Elizabeth C. Goldsmith’s short, engaging biography, The Kings’ Mistresses: The Liberated Lives of Marie Mancini, Princess Colonna, and Her Sister Hortense, Duchess Mazarin, is not about women who achieved greatness.
Not quite my kind of thing? I’m more likely to read biographies of political schemers like Anne Boleyn, or anarchist/birth control advocates like Emma Goldman.
But I was drawn to the glamour and independence of the famous Mancini sisters, runaway wives of the seventeenth century who published memoirs of their struggles to live independently. They were salon hostesses, patrons of the arts, performers in royal and private theatricals and ballets, runaway wives , mothers, and kings’ girlfriends/mistresses. They traveled widely and lived in Italy, France, Spain, and England.
And they dripped with jewels and baubles. Just the way the society tabloids liked it.
Because, oh yeah, they were celebrities.
At first I was entranced. Later I wanted more context.
Their uncle, Cardinal Mazarin, brought them as girls from Rome to Louis XIV’s court. Marie became Louis’s first serious girlfriend, and all France knew about the intensity of their chaste romance. They were intellectually compatible, read poetry and novels together, and danced in royal ballets. But the Queen and the Cardinal soon separated them, because Louis XIV had to make a royal marriage and was too ardent about Marie. The rebellious couple managed to conduct a secret correspondence, but Marie eventually realized she had to break it off.

Marie Mancini
Marie was the thoughtful sister and the great reader; Hortense was the party girl who later became the mistress of Charles II in England. But the Cardinal married both women off to inappropriate men.
Hortense’s husband, Duke Armand-Charles Mazarin, was crazy, jealous, and violent. He forbade her fashionable entertainments–plays, ballet, and concerts in the theater at their palace–and fired every servant she liked. He also slashed hundreds of valuable paintings of nude women collected in the Cardinal’s gallery to express his rage against her.
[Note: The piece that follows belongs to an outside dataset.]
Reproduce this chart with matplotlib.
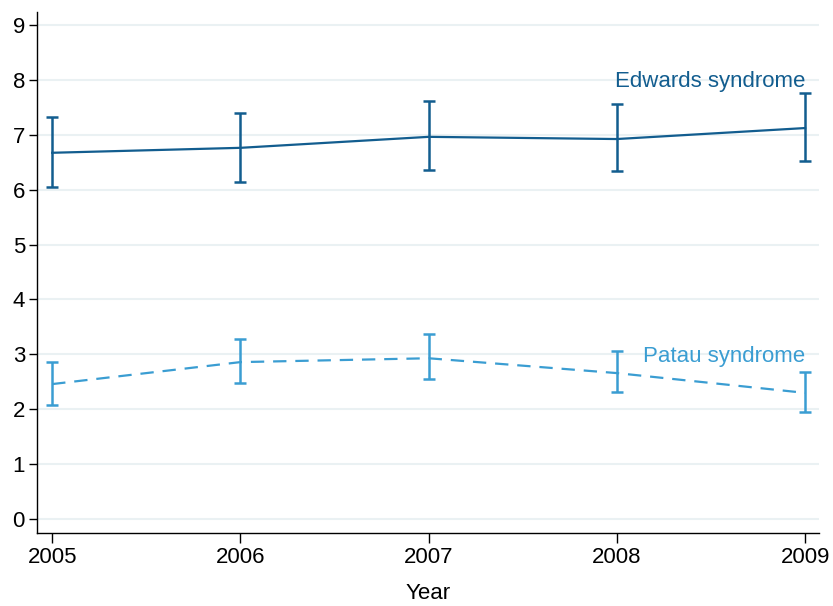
import matplotlib
matplotlib.use("Agg")
import matplotlib.pyplot as plt

years = [2005, 2006, 2007, 2008, 2009]

edwards = [6.67, 6.76, 6.96, 6.92, 7.12]
edwards_lo = [6.05, 6.14, 6.36, 6.34, 6.52]
edwards_hi = [7.32, 7.40, 7.61, 7.56, 7.76]

patau = [2.46, 2.86, 2.93, 2.66, 2.30]
patau_lo = [2.08, 2.48, 2.55, 2.31, 1.95]
patau_hi = [2.86, 3.28, 3.37, 3.06, 2.68]

EDW_COL = '#125d8f'
PAT_COL = '#3a9dd2'

plt.rcParams['font.family'] = ['Liberation Sans', 'DejaVu Sans']

fig = plt.figure(figsize=(8.33, 6.06), dpi=100)
ax = fig.add_axes([0.045, 0.1205, 0.938, 0.8595])

def err(vals, lo, hi):
    return [[v - l for v, l in zip(vals, lo)], [h - v for v, h in zip(vals, hi)]]

ax.errorbar(years, edwards, yerr=err(edwards, edwards_lo, edwards_hi),
            color=EDW_COL, lw=1.6, elinewidth=1.8, capsize=4.3, capthick=1.8)
ax.errorbar(years, patau, yerr=err(patau, patau_lo, patau_hi),
            color=PAT_COL, lw=1.6, ls=(0, (6, 4)), elinewidth=1.8,
            capsize=4.3, capthick=1.8)

ax.text(2009, 7.97, 'Edwards syndrome', color=EDW_COL, fontsize=16,
        ha='right', va='center')
ax.text(2009, 2.97, 'Patau syndrome', color=PAT_COL, fontsize=16,
        ha='right', va='center')

ax.set_xlim(2005 - 0.078, 2009 + 0.073)
ax.set_ylim(-0.25, 9.23)
ax.set_xticks(years)
ax.set_yticks(range(0, 10))
ax.yaxis.grid(True, color='#eaf1f3', lw=1.5)
ax.set_axisbelow(True)
for s in ['top', 'right']:
    ax.spines[s].set_visible(False)
for s in ['left', 'bottom']:
    ax.spines[s].set_linewidth(1.0)
ax.tick_params(axis='both', labelsize=16, width=1.0, direction='out')
ax.tick_params(axis='x', length=7, pad=3)
ax.tick_params(axis='y', length=6, pad=3)
ax.set_xlabel('Year', fontsize=16, labelpad=11)

fig.savefig('out.png', dpi=100)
Hortense lost the sympathy of friends because she put up with so much, but could not get a legal separation or divorce. Women had almost no legal protection. After she ran away, leaving the children behind, she was locked in a convent with other rebellious wives. This is one of many convent episodes, because the Mancini sisters were in and out of convents from the moment they left their husbands. Women were often incarcerated if they didn’t want to live with their husbands.
In Rome, Marie was happily married for three years to Lorenzo Colonna, Grand Constable of the Kingdom of Naples. The couple enjoyed elaborate entertainments and high society, and if you want to learn about how “the rich are different from you and me,” as Fitzgerald put it, here’s the place to do it: When Marie’s first child was born, Lorenzo commissioned a baroque bed from designer Paul Schor, shaped like a seashell floating on waves and drawn by seahorses ridden by mermaids. And she was displayed on the bed.
While Marie was busy having three children, Hortense was struggling in France, whence she eventually escaped disguised as a man, with the help of their brother Philippe and servants, and sought refuge in the Colonna household. Social life in Rome became yet wilder, with two creative Mancini sisters in town competing for attention.
But Lorenzo had begun to have mistresses, and though that didn’t matter and was even expected after Marie decided three children was enough, one mistress was socially eminent and embarrassing. Marie began to fear that Lorenzo would poison her. So Marie and Hortense ran away together, dressed as men.
There are more travels, more convent episodes. Both husbands are vindictive and want the sisters back, under any circumstances. Rather than return to Lorenzo, Marie agreed to live in a convent in Madrid, and gradually makes friends at court, though there are setbacks: her husband can’t bear the thought that she might be happy, so sends her to a more restrictive convent, really a prison. And she is not released immediately.
Hortense, who had had enough of convents, escaped to England, where she became Charles II’s mistress, and a gambler and an alcoholic.
Hortense wrote and published her memoirs under her own name (the first woman in France to do so). She writes, “I know that a woman’s glory lies in her nog giving rise to gossip, but one cannot always choose the kind of life one would like to lead.”
Marie, living chastely in conservative Spain, wrote her memoirs after a false memoir was published under her name.
I call this “history lite” because it needs more context. I would have liked to see their problems analyzed in the context of, say, the history of divorce in the 17th century. Although Goldsmith explains that the Mancini sisters’ celebrity brought discussions of separation and divorce into the open by the 1690s, I would have liked to know more details about the women who did this.
But Goldsmith writes well about these beautiful, sociable women with hidden depths, and many will find it a good entertainment.